— Exercise —
In the entries below, find the line containing "Write a LaTeX" and the line containing "(0,0) rectangle (1084,497);". Copy those two lines and everything between them exactly, and only that.

— A run of records —
^^^^^^^^

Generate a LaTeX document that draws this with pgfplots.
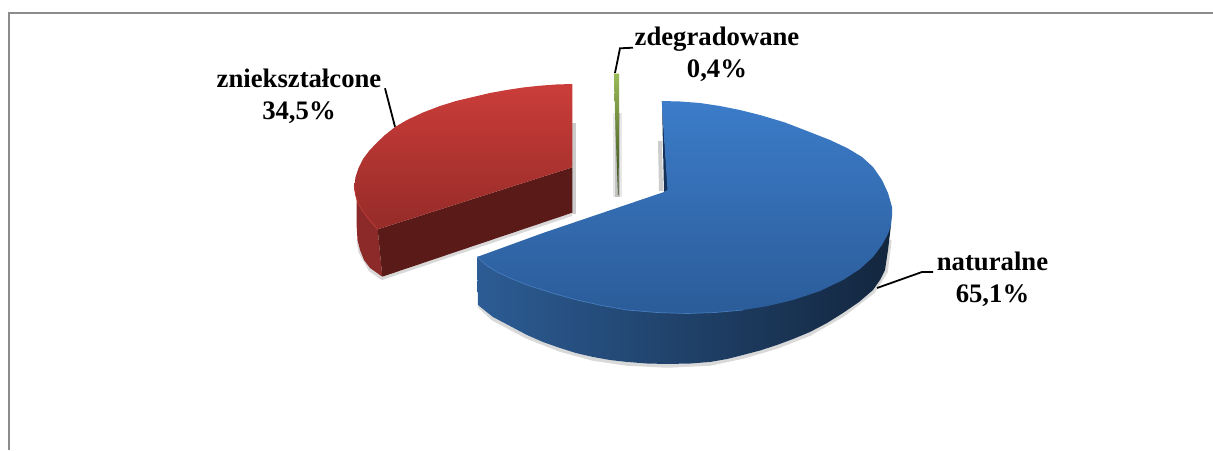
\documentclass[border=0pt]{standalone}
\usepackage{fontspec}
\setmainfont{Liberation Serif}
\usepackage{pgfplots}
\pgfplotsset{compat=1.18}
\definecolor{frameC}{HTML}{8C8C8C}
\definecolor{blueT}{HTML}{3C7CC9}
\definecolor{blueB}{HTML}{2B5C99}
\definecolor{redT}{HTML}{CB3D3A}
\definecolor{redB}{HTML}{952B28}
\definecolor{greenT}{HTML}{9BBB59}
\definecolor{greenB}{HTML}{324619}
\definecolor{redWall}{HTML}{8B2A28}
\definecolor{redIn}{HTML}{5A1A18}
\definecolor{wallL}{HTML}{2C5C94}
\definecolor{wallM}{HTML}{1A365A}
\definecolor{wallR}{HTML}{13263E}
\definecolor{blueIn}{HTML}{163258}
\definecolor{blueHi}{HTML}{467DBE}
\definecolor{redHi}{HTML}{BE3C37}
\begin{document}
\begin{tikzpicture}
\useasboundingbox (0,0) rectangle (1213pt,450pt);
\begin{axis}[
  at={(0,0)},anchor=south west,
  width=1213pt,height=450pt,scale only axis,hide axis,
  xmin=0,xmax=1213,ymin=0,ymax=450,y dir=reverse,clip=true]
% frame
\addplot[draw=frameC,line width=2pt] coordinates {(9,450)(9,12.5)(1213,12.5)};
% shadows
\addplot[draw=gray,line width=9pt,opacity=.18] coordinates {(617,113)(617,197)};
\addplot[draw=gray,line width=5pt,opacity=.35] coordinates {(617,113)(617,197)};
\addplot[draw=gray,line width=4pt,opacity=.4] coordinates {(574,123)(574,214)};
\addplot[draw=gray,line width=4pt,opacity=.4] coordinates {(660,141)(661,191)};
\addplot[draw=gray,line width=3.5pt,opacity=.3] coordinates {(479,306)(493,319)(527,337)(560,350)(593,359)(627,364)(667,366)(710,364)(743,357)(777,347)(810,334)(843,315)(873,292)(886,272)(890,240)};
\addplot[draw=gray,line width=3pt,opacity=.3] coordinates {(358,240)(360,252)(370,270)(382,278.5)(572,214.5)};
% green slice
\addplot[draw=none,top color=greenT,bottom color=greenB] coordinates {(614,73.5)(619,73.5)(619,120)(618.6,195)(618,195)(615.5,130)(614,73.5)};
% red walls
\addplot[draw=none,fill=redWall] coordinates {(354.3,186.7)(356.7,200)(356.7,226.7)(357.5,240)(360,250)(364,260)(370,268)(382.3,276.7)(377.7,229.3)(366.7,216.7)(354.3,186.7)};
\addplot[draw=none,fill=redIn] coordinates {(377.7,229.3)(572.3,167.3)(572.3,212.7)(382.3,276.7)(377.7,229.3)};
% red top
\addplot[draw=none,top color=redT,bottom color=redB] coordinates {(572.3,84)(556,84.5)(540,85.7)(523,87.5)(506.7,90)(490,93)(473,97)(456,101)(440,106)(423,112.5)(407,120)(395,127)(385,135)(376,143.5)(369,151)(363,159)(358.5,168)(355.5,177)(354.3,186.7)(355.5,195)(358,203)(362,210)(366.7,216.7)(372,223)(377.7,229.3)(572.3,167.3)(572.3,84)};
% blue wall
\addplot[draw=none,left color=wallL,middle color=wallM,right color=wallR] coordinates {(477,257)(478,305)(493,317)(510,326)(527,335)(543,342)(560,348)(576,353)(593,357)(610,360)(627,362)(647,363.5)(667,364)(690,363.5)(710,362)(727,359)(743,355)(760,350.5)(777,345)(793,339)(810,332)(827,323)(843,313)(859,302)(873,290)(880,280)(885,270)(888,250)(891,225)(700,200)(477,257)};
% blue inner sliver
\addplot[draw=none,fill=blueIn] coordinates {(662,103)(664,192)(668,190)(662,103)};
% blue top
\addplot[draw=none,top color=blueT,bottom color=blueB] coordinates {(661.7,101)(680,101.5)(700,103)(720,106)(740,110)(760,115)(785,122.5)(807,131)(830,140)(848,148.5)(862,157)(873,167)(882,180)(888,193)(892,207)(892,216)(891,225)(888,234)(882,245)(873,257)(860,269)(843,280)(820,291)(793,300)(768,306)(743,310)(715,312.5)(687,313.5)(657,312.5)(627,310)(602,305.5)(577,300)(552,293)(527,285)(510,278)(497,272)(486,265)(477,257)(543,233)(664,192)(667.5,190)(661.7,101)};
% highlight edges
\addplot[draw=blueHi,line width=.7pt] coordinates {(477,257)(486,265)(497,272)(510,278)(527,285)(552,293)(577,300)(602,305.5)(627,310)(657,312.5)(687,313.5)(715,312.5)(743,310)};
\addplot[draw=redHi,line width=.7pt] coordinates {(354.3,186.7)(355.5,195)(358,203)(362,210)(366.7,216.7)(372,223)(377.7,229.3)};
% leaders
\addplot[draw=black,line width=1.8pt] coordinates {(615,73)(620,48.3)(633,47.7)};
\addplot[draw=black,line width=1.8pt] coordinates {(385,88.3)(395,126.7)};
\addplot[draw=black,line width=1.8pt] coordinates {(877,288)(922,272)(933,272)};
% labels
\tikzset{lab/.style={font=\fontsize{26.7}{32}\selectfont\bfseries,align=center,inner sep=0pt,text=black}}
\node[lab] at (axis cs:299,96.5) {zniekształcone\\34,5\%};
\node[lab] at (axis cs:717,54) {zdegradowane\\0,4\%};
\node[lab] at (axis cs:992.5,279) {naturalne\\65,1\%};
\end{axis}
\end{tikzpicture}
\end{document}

^^^^^^^^

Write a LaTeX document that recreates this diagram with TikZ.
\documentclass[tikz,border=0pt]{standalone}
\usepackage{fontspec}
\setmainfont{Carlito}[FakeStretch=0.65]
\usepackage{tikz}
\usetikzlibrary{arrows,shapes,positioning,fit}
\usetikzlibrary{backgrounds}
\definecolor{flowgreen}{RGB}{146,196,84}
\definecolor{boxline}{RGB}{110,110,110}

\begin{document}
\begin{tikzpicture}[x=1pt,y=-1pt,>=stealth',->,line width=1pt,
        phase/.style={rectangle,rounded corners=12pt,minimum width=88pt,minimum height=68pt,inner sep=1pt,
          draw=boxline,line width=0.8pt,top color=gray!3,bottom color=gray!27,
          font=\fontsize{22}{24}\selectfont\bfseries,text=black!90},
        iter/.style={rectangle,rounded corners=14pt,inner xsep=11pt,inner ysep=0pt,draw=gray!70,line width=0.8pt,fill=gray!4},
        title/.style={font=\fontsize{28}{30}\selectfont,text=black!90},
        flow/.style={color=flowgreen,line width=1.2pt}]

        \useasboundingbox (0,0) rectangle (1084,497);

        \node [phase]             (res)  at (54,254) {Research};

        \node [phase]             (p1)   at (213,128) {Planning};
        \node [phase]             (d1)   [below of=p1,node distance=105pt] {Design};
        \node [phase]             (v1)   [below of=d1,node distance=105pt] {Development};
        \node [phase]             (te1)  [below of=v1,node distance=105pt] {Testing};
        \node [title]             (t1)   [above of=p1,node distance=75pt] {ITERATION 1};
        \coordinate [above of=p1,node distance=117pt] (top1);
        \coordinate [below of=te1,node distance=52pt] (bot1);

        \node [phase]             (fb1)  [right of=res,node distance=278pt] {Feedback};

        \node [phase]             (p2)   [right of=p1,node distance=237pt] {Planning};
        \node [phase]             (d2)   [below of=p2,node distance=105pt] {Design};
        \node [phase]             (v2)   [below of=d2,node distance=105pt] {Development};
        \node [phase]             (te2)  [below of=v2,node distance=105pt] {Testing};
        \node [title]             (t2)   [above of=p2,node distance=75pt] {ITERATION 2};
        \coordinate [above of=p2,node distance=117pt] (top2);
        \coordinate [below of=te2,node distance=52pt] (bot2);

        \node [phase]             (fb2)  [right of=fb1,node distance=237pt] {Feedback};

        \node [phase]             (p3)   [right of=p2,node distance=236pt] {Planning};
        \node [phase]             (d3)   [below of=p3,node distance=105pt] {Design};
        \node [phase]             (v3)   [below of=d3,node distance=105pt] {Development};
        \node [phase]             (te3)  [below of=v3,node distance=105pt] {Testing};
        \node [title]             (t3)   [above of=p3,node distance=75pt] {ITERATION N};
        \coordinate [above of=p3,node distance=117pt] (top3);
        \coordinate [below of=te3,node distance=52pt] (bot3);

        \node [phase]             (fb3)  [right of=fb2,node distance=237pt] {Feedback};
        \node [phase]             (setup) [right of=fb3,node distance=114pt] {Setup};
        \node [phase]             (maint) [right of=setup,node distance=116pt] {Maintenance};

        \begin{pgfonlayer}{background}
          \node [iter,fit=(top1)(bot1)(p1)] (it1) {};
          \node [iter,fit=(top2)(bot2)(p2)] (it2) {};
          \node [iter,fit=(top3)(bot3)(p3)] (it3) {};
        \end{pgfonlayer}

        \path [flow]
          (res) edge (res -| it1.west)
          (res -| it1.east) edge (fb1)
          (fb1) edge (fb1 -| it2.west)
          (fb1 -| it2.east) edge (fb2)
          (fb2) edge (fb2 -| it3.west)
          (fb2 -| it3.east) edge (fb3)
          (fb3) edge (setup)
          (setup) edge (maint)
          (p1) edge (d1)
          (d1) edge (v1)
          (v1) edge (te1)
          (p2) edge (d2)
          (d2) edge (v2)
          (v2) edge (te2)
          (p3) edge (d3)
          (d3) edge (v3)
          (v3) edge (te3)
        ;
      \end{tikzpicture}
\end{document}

^^^^^^^^

— Solution —
Write a LaTeX document that recreates this diagram with TikZ.
\documentclass[tikz,border=0pt]{standalone}
\usepackage{fontspec}
\setmainfont{Carlito}[FakeStretch=0.65]
\usepackage{tikz}
\usetikzlibrary{arrows,shapes,positioning,fit}
\usetikzlibrary{backgrounds}
\definecolor{flowgreen}{RGB}{146,196,84}
\definecolor{boxline}{RGB}{110,110,110}

\begin{document}
\begin{tikzpicture}[x=1pt,y=-1pt,>=stealth',->,line width=1pt,
        phase/.style={rectangle,rounded corners=12pt,minimum width=88pt,minimum height=68pt,inner sep=1pt,
          draw=boxline,line width=0.8pt,top color=gray!3,bottom color=gray!27,
          font=\fontsize{22}{24}\selectfont\bfseries,text=black!90},
        iter/.style={rectangle,rounded corners=14pt,inner xsep=11pt,inner ysep=0pt,draw=gray!70,line width=0.8pt,fill=gray!4},
        title/.style={font=\fontsize{28}{30}\selectfont,text=black!90},
        flow/.style={color=flowgreen,line width=1.2pt}]

        \useasboundingbox (0,0) rectangle (1084,497);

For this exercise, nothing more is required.